● Information provided:
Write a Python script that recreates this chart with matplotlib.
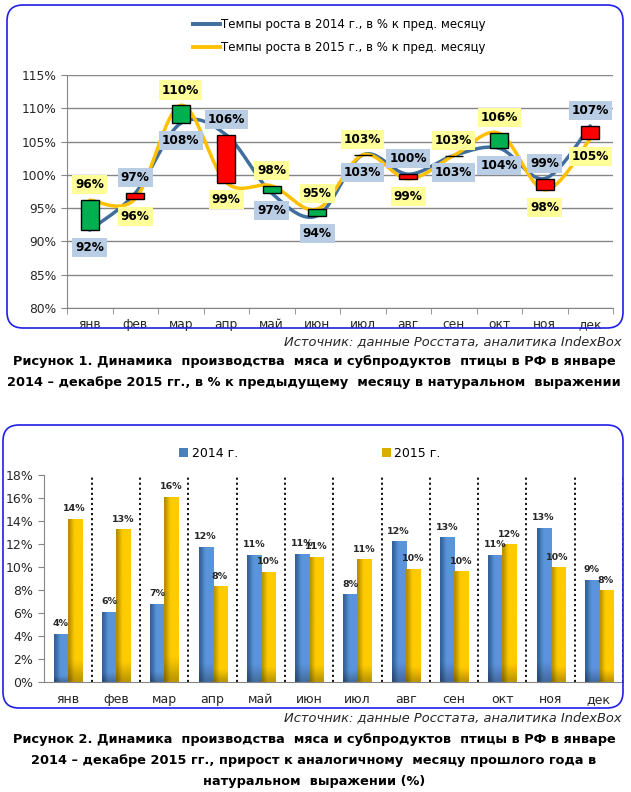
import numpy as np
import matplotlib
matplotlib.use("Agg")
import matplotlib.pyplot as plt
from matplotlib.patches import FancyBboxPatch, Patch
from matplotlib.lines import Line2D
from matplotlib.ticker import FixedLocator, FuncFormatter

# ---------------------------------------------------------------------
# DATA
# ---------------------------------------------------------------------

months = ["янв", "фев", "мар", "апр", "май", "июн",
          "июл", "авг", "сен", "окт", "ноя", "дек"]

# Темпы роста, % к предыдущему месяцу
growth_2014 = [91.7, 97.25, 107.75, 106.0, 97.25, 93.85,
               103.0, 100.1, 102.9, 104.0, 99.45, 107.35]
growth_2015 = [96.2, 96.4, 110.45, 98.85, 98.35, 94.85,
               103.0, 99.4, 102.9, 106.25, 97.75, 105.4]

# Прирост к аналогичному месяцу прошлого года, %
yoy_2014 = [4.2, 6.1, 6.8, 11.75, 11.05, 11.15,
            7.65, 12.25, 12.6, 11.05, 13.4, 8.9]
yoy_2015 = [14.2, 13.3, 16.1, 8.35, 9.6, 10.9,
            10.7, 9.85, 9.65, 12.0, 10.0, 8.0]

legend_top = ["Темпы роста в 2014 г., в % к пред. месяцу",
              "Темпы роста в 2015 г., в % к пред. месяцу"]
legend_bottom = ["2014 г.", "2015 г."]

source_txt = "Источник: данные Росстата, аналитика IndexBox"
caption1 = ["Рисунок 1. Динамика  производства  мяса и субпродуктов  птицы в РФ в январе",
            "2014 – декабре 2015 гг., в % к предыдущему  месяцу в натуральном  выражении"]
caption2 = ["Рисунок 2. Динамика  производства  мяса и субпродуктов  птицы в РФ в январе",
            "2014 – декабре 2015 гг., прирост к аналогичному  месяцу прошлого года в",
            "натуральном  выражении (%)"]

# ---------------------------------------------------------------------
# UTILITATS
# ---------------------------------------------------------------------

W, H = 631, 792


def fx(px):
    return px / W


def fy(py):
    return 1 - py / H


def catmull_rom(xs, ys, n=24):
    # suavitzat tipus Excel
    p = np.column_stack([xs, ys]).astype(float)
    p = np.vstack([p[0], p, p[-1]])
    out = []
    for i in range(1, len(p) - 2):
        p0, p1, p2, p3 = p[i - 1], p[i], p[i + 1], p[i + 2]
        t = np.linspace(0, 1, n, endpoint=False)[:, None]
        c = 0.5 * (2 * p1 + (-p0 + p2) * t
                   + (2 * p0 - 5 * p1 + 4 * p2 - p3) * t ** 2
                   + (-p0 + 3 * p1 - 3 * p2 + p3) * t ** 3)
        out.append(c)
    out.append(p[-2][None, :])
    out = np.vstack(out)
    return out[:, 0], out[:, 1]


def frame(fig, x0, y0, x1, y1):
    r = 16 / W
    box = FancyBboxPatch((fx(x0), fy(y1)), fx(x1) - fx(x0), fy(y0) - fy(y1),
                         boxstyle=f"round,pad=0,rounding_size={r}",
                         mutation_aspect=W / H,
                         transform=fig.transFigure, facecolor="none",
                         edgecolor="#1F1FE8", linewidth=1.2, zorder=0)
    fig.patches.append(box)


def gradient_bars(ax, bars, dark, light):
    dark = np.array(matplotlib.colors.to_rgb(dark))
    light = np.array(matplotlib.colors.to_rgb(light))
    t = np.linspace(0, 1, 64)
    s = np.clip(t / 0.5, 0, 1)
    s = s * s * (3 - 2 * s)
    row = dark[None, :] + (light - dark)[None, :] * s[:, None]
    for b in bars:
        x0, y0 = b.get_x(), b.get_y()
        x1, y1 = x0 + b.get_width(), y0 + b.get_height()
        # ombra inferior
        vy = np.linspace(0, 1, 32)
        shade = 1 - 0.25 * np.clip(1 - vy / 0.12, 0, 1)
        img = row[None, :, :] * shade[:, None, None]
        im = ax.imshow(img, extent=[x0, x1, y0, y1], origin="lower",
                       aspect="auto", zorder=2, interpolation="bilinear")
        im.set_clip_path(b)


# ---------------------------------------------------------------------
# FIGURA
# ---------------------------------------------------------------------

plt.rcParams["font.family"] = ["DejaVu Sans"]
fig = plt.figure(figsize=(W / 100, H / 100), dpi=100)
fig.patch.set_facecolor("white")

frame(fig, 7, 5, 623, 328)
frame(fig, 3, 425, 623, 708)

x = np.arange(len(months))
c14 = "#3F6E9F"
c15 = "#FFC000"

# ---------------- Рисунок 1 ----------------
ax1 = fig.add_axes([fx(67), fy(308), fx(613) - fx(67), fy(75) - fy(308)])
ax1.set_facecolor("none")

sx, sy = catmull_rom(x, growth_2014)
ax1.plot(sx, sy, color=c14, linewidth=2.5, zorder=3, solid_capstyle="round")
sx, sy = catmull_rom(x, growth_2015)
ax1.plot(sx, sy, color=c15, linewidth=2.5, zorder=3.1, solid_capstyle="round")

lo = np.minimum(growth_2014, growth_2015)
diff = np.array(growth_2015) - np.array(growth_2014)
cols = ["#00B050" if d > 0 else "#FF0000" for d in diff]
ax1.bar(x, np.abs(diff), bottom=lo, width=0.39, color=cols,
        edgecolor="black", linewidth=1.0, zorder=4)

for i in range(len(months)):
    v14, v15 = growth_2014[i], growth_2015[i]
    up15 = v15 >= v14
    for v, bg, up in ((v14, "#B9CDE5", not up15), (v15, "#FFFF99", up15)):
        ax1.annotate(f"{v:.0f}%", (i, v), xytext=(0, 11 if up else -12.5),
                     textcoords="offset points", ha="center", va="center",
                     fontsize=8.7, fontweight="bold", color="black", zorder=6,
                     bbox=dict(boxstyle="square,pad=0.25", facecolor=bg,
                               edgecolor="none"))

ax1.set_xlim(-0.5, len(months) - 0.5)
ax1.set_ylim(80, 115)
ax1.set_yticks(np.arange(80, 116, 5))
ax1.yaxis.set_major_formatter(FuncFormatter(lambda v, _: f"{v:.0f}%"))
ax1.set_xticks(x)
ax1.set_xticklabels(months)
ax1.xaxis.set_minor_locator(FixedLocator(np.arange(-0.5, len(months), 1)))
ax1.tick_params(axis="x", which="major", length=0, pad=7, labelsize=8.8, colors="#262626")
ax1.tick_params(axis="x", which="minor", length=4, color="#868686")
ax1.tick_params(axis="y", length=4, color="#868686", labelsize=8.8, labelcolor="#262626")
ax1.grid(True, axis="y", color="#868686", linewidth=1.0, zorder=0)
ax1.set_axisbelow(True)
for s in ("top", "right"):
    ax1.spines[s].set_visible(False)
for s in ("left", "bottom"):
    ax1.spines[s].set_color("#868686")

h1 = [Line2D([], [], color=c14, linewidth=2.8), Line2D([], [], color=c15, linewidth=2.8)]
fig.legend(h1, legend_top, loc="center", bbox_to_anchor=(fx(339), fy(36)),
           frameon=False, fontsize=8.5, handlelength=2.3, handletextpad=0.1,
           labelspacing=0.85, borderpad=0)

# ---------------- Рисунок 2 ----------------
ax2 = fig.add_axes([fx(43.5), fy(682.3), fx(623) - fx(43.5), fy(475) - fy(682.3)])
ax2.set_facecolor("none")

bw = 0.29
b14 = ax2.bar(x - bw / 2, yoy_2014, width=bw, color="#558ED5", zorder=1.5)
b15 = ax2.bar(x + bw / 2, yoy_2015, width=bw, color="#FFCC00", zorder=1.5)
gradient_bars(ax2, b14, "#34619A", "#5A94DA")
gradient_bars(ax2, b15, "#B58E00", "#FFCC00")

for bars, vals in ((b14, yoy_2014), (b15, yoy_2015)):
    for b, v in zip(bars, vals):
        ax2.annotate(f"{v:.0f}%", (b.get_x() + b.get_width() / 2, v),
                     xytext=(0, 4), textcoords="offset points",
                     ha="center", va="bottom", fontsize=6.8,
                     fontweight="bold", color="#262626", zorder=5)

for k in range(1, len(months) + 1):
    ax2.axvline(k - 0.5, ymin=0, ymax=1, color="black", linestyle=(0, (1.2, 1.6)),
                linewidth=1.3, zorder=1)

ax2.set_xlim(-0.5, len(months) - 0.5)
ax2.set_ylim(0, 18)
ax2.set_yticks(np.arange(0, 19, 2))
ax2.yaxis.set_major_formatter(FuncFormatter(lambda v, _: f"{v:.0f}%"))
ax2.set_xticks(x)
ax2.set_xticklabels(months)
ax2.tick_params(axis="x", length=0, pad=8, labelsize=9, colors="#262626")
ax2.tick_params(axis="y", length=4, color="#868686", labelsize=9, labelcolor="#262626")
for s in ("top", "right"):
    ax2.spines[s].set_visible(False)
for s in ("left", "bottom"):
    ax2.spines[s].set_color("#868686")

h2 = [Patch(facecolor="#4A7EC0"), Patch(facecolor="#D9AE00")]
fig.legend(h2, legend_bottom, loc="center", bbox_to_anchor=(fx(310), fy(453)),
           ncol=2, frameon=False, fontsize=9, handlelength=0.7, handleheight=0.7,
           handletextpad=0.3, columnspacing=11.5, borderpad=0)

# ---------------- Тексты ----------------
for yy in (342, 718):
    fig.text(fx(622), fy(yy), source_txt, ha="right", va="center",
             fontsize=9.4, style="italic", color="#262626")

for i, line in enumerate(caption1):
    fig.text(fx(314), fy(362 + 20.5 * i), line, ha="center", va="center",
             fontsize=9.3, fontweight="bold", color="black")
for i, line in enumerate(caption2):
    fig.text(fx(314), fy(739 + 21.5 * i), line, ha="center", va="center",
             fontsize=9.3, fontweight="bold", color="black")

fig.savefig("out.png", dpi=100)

● To be done: Extract the lines exactly, please: the first line of the listing, the line with "10.7, 9.85, 9.65, 12.0, 10.0, 8.0]", and every line between them, but no pictures.

● Response to this exercise:
Write a Python script that recreates this chart with matplotlib.
import numpy as np
import matplotlib
matplotlib.use("Agg")
import matplotlib.pyplot as plt
from matplotlib.patches import FancyBboxPatch, Patch
from matplotlib.lines import Line2D
from matplotlib.ticker import FixedLocator, FuncFormatter

# ---------------------------------------------------------------------
# DATA
# ---------------------------------------------------------------------

months = ["янв", "фев", "мар", "апр", "май", "июн",
          "июл", "авг", "сен", "окт", "ноя", "дек"]

# Темпы роста, % к предыдущему месяцу
growth_2014 = [91.7, 97.25, 107.75, 106.0, 97.25, 93.85,
               103.0, 100.1, 102.9, 104.0, 99.45, 107.35]
growth_2015 = [96.2, 96.4, 110.45, 98.85, 98.35, 94.85,
               103.0, 99.4, 102.9, 106.25, 97.75, 105.4]

# Прирост к аналогичному месяцу прошлого года, %
yoy_2014 = [4.2, 6.1, 6.8, 11.75, 11.05, 11.15,
            7.65, 12.25, 12.6, 11.05, 13.4, 8.9]
yoy_2015 = [14.2, 13.3, 16.1, 8.35, 9.6, 10.9,
            10.7, 9.85, 9.65, 12.0, 10.0, 8.0]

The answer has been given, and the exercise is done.